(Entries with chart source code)
## Begin

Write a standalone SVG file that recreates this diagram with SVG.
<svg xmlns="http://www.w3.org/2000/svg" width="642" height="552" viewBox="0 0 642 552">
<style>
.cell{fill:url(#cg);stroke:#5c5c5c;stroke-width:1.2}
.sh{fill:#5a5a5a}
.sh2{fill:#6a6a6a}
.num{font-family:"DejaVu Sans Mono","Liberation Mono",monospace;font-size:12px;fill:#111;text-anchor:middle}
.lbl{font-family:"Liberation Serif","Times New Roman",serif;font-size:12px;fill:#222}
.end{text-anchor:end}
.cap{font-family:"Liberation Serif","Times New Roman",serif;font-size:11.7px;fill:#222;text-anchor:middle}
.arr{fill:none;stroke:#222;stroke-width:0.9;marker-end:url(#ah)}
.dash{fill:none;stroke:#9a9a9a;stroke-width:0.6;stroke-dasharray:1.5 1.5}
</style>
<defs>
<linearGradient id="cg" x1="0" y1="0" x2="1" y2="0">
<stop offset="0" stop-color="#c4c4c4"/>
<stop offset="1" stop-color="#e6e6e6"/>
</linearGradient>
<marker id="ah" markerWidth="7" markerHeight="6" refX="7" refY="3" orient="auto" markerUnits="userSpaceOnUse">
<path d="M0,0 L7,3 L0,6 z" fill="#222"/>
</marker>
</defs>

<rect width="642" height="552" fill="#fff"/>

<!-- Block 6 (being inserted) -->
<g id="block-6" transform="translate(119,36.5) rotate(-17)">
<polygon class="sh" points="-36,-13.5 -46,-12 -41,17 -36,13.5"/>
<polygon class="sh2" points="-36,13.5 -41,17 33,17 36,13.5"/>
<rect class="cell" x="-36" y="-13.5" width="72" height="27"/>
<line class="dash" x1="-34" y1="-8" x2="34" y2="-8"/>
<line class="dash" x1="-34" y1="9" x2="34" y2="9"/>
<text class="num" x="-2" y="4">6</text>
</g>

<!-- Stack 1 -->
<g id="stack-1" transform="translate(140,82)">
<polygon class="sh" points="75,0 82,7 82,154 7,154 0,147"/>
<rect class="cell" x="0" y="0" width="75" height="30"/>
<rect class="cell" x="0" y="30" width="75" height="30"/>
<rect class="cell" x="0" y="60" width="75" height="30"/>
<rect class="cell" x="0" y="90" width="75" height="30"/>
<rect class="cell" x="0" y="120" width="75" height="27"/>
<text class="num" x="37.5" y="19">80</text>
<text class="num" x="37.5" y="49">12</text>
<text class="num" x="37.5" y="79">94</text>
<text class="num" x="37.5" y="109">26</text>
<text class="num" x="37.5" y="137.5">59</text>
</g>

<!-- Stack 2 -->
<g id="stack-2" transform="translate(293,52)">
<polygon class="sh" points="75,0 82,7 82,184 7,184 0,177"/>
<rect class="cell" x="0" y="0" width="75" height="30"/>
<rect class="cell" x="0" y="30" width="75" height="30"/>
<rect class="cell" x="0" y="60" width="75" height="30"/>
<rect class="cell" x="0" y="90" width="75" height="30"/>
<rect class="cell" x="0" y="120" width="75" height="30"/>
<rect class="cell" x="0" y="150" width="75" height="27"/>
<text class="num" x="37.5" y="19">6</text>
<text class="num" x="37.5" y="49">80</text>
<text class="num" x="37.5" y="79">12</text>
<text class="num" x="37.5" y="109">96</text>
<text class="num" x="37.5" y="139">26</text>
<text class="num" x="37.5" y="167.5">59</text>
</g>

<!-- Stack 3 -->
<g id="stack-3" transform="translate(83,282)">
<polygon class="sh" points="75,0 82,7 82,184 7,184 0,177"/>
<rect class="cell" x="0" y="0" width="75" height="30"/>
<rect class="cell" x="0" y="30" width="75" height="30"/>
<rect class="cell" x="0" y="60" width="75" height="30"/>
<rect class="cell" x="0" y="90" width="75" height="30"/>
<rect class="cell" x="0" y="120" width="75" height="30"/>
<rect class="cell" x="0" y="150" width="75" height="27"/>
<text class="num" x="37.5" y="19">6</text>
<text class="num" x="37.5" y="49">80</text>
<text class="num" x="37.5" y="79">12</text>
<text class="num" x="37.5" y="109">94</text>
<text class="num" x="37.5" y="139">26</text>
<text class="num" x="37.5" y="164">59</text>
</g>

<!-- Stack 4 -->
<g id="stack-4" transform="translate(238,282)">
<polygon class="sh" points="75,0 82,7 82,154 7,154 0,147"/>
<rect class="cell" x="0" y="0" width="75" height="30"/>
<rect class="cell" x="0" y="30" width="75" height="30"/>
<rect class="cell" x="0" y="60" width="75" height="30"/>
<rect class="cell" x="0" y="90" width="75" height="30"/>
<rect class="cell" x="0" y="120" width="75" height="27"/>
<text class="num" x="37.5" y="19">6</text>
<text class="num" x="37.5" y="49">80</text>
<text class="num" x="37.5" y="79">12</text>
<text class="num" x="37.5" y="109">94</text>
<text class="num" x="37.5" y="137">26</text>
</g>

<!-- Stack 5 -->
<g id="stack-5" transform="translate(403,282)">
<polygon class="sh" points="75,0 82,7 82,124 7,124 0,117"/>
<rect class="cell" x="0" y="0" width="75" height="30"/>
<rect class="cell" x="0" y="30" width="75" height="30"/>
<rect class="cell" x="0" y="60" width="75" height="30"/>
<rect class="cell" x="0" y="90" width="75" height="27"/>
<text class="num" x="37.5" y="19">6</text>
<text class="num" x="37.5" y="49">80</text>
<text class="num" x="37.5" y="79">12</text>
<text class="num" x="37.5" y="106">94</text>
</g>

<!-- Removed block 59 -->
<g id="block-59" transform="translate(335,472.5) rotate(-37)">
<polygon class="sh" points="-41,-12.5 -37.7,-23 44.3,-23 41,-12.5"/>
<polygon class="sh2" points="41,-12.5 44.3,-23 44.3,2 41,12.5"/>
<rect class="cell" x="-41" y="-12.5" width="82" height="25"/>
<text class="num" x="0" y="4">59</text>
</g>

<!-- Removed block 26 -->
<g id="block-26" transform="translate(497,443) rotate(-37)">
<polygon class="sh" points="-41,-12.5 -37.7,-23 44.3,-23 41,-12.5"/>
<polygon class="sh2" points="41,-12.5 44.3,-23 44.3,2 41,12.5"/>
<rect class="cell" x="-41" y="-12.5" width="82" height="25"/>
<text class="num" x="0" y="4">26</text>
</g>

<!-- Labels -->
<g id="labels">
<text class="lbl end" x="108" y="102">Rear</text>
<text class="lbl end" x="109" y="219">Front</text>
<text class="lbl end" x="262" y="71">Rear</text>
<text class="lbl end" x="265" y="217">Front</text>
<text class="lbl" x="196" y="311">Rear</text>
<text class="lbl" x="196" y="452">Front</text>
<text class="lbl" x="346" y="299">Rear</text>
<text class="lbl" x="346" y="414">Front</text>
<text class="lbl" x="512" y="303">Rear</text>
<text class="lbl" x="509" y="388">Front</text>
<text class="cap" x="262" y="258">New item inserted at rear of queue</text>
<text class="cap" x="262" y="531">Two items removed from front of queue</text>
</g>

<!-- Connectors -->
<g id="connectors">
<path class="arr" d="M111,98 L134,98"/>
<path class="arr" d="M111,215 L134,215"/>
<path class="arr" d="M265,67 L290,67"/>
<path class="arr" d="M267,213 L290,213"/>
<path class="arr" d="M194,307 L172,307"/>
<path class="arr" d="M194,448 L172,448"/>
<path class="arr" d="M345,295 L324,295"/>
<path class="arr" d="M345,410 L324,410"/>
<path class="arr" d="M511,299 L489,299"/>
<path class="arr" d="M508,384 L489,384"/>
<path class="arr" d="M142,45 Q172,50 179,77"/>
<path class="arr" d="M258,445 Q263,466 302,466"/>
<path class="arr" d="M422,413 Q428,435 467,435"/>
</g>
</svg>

## End
## Begin

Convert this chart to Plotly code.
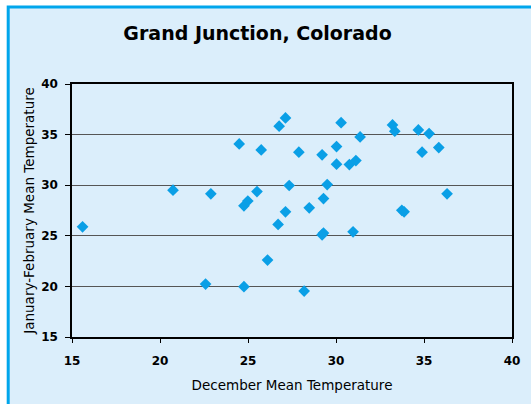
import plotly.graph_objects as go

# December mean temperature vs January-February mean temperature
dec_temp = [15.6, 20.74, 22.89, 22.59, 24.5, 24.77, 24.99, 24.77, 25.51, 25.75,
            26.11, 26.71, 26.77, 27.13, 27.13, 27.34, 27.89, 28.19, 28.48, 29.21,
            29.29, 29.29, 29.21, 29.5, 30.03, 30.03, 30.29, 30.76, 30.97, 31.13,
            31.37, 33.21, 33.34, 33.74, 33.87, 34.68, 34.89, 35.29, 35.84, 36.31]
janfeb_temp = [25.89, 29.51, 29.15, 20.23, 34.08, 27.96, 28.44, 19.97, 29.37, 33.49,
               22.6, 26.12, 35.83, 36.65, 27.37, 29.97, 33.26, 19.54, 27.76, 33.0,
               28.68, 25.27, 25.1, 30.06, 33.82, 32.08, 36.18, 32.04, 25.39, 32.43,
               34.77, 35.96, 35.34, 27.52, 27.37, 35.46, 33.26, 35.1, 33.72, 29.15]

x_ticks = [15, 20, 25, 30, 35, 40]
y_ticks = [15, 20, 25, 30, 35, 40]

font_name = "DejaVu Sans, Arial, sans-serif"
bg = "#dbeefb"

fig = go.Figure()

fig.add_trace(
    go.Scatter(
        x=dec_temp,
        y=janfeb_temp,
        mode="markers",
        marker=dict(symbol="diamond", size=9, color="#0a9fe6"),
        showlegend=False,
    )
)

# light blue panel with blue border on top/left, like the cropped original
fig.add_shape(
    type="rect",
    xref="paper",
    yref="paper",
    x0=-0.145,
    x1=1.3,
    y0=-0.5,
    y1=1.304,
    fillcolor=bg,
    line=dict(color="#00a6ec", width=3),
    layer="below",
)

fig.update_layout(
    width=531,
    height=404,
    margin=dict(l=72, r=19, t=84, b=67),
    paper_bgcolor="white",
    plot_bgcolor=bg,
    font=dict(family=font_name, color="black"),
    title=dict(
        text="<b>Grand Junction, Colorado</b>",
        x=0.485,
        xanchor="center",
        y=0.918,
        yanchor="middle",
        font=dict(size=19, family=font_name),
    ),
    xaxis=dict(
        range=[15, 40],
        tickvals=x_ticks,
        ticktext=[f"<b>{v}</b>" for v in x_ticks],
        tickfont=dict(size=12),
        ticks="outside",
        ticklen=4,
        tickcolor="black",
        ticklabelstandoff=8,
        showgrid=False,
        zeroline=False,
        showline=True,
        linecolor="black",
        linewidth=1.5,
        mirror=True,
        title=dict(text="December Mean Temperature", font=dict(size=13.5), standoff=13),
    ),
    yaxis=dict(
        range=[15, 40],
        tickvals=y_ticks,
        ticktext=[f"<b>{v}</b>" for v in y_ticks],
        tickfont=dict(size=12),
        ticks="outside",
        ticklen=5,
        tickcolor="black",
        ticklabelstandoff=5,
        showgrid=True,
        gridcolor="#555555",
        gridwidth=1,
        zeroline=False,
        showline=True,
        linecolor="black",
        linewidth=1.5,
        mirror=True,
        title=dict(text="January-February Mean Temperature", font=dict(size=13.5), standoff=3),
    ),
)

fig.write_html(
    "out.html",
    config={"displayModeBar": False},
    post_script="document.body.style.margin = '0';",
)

## End

YOUR OBJECTIVE: Set down, without pictures, the lines between the line holding "Convert this chart to Plotly code." and the line holding "import plotly.graph_objects as go", both inclusive.

TASK SOLUTION:
Convert this chart to Plotly code.
import plotly.graph_objects as go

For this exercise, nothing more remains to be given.